„Arabella“: Lyrische Komödie von Richard Strauss im Kieler Opernhaus
Von Christoph Munk
Kiel. „Nein, wir können nicht mehr warten!“ Mutter Adelaide bringt es auf den Punkt: „Es gibt nur eine Hoffnung: „die bald’ge Vermählung unserer Arabella!“ Denn es steht nicht gut um die Familie des Grafen Theodor Waldner, Rittmeister a.D. Beim Kartenspielen verliert er das letzte Geld, im Hotel gibt’s keinen Kredit mehr. Während die jüngere Tochter Zdenka in Bubenkleidung als Zdenko herumlaufen muss, soll die attraktive Arabella auf dem Heiratsmarkt angeboten werden. Vater Theodor hat schon ihr Bild an den reichen, alten Regimentskameraden geschickt und erwartet ihn dringend als zahlungskräftigen Hochzeiter. Das Geschäft muss gelingen.
Indes, man muss um das schöne Kind nicht fürchten. Denn Richard Strauss und sein Librettist Hugo von Hoffmannsthal haben um ihre Titelheldin Arabella keine kritische Gesellschaftsstudie ersonnen, auch keine tränenselige Operette, sondern eine „Lyrische Komödie“, die es in sich hat: waghalsige Intrigen, glückliche Fügungen, eingebettet in eine wechselvolle Liebeshandlung, getragen von einer poetisch hochgespannten Sprache und zusammengehalten von einer duftigen, aber ewig pulsierenden und energiegeladenen Musik.

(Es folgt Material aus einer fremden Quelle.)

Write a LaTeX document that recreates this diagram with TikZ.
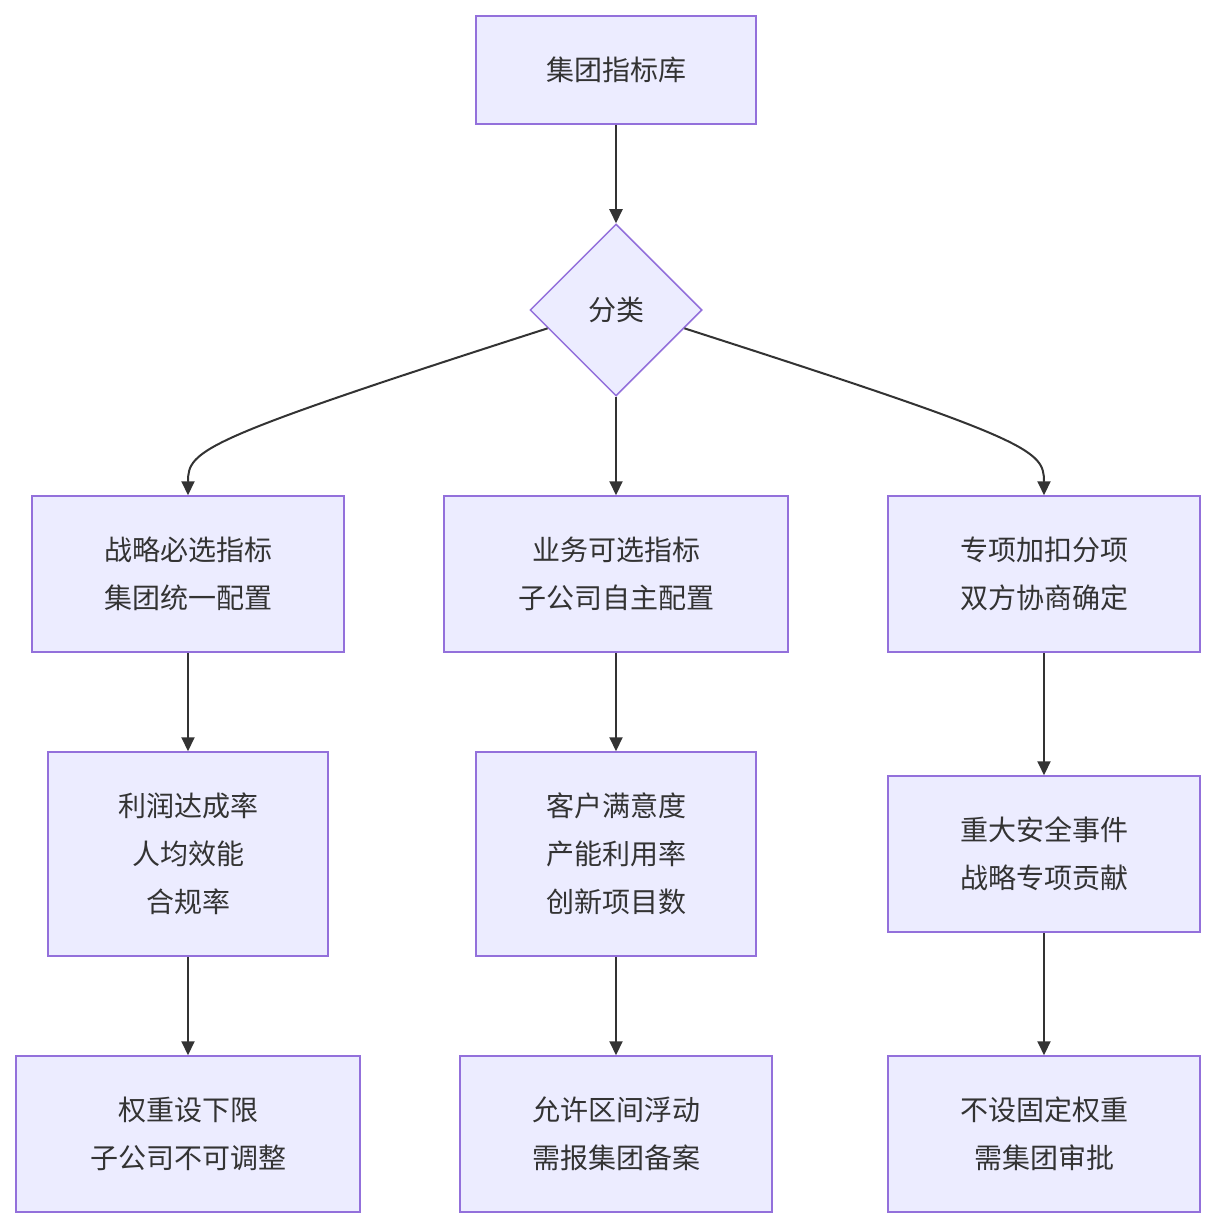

Im Zentrum des Suchen und Findens des Geldes und der Liebe willen steht eine Frau, die fast zu modern für Ort und Zeit der Handlung – Wien um 1860 – erscheint und eher in die Epoche zwischen den Weltkriegen passt, in der Strauss und Hofmannsthal ihr Werk geschaffen haben. Traumgestalt Arabella behauptet sich darin auf fast brüskierende Weise selbstbewusst und geleitet von ihrem unbeirrbaren Gefühl. Ihre drei Galane – Elemer (Fred Hoffman), Dominik (Matteo Maria Ferretti) und Lamoral (Leonard Lee) – dürfen sie zwar umschwärmen und verwöhnen, blitzen aber ebenso hoffnungslos ab wie der leidenschaftlich verliebte Matteo (Michael Müller-Kasztelan mit elegant-elastischem Tenor). Hatten sie jemals ernsthaft Chancen, so schwinden die, sobald „der Richtige einmal dastehen wird“. Da heißt es dann, „keine Zweifel werden sein und keine Fragen, und selig werd’ ich sein und gehorsam wie ein Kind“.
Man muss um diese Arabella nicht fürchten
Abermals: Man muss um diese Arabella nicht fürchten. Denn in der Kieler Neuinszenierung von Uwe Schwarz macht Lori Guilbeau mit Stimme und Statur deutlich, dass hier kein opferbereites Mädchen zur Disposition steht. Ihr Auftritt ist absolut dominant, ihr Sopran von klarer Durchsetzungskraft, hinter dessen manchmal scharf anmutender Schale ein empfindsam weicher Kern schimmert – vor allem dann, wenn es um „den Richtigen“ geht, in den Duetten mit Schwester Zdenka also und vor allem mit Mandryka, dem Herbeigesehnten. Dann eben tönt die Musik am schönsten und am süßesten.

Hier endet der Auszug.